(To be done):
Print the lines of the listing below verbatim from its first line through the line bearing "const effOptimal = [92.58, 92.02, 91.84];". Any pictures are to be omitted.

=-=-=

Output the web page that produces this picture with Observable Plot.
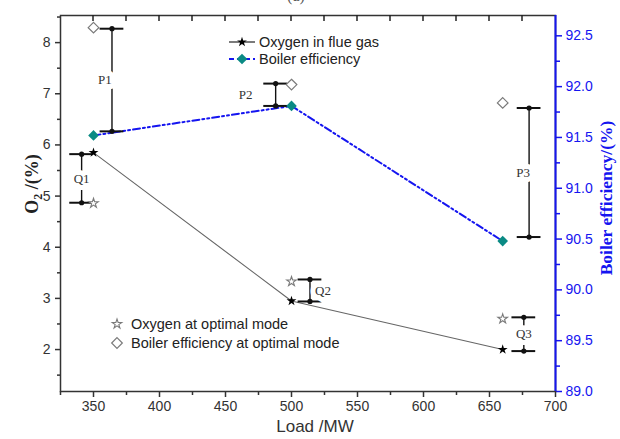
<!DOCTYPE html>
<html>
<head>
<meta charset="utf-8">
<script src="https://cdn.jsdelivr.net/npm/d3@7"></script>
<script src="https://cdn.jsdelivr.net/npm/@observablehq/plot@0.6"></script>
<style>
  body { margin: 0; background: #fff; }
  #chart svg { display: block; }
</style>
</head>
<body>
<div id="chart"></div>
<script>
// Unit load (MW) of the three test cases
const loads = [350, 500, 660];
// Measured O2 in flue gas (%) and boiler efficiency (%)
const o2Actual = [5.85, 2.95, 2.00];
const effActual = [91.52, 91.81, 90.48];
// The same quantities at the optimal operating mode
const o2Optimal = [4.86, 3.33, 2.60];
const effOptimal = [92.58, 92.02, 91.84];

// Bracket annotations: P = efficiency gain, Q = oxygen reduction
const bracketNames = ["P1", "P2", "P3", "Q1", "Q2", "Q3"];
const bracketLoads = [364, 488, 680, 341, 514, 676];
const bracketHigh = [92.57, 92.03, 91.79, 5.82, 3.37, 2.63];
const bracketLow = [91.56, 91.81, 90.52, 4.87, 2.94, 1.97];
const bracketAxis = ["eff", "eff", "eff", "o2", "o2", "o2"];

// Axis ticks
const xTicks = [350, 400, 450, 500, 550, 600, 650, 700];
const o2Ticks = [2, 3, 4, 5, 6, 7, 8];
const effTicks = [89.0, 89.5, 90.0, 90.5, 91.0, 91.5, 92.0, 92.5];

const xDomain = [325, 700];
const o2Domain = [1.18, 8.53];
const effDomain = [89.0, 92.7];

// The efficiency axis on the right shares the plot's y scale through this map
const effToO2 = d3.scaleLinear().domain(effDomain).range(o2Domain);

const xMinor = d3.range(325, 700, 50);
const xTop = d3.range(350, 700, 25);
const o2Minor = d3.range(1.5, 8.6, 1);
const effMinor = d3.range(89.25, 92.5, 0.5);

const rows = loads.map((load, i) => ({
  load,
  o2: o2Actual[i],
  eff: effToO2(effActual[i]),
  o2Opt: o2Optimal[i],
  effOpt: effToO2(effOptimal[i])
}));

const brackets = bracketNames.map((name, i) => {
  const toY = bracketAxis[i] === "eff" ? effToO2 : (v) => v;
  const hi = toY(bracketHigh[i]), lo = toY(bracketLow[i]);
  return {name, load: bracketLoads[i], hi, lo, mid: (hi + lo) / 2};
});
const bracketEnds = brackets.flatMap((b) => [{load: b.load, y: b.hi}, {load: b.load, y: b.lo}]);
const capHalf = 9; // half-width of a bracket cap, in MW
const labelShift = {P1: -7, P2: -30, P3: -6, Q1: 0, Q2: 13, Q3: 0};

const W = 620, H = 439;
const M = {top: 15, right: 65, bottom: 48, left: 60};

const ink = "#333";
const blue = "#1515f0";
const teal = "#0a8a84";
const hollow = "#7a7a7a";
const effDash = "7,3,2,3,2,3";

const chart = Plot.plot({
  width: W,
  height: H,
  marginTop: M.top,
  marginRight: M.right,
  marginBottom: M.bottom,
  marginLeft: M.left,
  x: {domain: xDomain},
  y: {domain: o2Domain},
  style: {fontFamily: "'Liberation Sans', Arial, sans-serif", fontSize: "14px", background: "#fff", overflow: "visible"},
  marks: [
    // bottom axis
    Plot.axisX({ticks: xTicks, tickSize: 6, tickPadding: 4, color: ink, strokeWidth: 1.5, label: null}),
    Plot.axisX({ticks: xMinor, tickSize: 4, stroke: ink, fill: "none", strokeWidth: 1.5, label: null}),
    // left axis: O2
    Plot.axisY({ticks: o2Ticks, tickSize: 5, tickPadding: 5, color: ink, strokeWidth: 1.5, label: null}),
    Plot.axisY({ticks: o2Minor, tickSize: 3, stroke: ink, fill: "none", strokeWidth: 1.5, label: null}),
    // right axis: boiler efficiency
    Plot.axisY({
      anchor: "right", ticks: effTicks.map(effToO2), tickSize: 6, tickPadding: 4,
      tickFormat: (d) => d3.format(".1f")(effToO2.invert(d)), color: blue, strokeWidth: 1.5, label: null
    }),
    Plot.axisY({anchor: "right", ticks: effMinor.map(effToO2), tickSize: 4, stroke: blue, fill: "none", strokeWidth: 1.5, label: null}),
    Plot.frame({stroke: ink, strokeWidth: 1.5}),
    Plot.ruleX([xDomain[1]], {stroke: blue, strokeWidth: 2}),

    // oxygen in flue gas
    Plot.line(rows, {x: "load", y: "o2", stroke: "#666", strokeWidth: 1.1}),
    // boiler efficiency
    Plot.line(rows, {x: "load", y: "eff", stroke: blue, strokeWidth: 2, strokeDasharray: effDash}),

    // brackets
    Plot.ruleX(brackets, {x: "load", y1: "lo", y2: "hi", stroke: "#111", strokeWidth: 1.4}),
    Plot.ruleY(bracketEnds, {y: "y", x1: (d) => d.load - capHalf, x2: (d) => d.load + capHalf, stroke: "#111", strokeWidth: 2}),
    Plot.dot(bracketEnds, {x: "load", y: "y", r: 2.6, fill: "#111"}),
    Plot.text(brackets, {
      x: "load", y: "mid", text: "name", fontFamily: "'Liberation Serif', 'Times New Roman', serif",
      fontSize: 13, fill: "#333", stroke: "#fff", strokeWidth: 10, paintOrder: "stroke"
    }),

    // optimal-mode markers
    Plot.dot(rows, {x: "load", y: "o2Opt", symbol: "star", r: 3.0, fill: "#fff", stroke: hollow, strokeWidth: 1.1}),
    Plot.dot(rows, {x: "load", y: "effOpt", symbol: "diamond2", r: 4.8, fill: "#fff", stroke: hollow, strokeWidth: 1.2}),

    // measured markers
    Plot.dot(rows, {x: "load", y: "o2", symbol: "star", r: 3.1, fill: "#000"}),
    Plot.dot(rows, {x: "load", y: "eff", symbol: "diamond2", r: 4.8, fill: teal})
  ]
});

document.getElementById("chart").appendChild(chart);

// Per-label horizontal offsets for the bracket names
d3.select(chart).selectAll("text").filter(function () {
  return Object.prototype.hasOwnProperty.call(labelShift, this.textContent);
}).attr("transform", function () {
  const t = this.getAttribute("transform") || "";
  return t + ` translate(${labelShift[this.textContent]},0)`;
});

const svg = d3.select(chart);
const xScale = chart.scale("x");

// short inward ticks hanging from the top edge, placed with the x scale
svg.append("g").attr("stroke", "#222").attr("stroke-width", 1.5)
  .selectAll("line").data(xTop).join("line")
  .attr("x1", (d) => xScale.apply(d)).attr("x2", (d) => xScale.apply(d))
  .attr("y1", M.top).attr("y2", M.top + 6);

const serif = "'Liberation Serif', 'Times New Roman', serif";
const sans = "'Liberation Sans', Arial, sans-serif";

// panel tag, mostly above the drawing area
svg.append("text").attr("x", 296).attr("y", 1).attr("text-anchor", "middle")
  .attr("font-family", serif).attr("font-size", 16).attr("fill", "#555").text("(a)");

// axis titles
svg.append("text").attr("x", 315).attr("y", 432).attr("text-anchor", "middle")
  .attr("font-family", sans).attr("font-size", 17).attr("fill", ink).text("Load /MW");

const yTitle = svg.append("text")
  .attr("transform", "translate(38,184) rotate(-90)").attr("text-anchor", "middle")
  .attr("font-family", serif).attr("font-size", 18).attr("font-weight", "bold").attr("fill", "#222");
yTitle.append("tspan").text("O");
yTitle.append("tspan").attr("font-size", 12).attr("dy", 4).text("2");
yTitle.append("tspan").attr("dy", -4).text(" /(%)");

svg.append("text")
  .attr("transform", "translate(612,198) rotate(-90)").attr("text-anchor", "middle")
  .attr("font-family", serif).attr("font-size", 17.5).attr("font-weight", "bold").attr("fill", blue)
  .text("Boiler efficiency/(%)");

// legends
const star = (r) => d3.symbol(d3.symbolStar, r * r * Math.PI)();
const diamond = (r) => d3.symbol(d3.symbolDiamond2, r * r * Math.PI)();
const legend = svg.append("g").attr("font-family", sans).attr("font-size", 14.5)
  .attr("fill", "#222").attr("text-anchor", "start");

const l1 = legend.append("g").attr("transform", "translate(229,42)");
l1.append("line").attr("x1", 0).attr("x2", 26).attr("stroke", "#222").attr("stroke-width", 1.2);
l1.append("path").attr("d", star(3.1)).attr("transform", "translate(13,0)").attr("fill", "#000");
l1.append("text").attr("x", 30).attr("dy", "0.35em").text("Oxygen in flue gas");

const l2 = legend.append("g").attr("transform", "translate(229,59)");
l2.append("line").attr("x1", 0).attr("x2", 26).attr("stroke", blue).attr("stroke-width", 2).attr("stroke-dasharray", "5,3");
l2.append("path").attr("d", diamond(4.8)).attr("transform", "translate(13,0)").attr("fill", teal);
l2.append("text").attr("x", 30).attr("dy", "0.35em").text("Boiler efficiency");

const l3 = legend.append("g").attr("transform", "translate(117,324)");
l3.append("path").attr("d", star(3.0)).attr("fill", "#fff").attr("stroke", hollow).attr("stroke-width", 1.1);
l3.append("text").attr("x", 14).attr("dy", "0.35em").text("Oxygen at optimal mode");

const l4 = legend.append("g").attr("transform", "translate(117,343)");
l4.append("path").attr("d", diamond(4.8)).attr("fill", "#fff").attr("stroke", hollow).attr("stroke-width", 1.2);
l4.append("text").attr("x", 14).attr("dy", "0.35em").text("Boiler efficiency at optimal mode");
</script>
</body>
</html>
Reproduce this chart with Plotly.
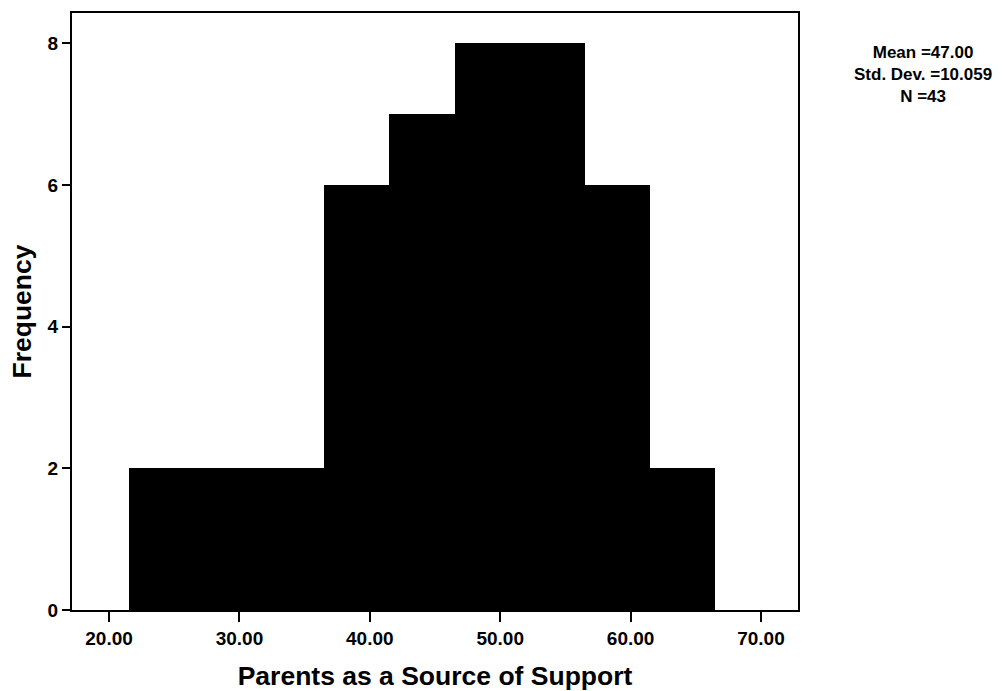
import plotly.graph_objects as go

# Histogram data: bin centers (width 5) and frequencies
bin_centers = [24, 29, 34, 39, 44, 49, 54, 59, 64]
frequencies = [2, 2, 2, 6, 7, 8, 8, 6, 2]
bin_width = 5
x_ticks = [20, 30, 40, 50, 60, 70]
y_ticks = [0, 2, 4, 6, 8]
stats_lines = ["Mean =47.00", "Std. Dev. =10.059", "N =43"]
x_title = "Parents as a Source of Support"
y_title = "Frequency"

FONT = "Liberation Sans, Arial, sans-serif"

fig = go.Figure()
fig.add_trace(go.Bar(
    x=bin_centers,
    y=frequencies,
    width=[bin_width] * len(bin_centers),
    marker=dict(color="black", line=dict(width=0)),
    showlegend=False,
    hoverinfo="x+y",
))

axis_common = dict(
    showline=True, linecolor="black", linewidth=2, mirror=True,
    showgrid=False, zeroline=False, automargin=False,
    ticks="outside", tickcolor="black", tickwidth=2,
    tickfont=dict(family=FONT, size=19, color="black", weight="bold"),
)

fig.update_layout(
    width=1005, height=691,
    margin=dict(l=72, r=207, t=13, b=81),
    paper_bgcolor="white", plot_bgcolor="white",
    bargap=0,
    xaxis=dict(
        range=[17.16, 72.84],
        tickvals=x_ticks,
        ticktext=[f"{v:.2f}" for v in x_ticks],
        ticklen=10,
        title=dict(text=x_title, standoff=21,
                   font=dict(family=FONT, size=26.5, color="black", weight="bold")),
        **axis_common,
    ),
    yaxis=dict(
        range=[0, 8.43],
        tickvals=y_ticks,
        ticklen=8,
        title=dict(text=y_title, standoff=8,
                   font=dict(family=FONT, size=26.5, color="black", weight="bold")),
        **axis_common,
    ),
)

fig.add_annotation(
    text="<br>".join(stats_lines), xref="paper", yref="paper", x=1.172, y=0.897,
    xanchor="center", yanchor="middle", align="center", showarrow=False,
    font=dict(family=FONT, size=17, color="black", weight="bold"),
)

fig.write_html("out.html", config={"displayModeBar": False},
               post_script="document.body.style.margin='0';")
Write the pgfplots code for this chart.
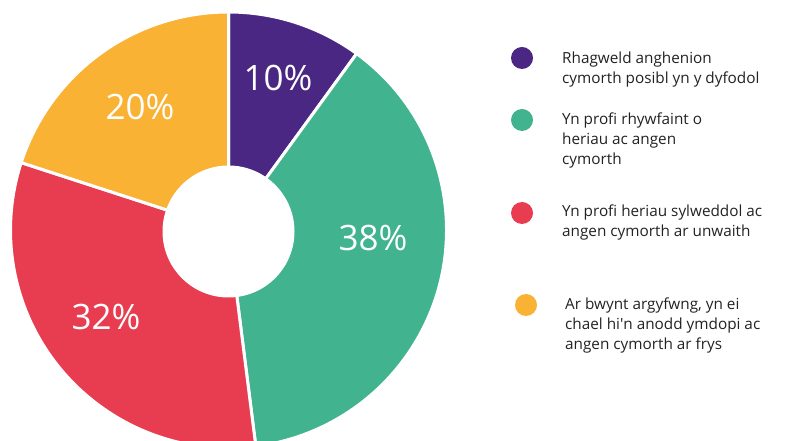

=-=-=

(Output of the task):
Output the web page that produces this picture with Observable Plot.
<!DOCTYPE html>
<html>
<head>
<meta charset="utf-8">
<script src="https://cdn.jsdelivr.net/npm/d3@7"></script>
<script src="https://cdn.jsdelivr.net/npm/@observablehq/plot@0.6"></script>
<style>
  body { margin: 0; background: #fff; }
  #chart svg { display: block; }
</style>
</head>
<body>
<div id="chart"></div>
<script>
// Unit load (MW) of the three test cases
const loads = [350, 500, 660];
// Measured O2 in flue gas (%) and boiler efficiency (%)
const o2Actual = [5.85, 2.95, 2.00];
const effActual = [91.52, 91.81, 90.48];
// The same quantities at the optimal operating mode
const o2Optimal = [4.86, 3.33, 2.60];
const effOptimal = [92.58, 92.02, 91.84];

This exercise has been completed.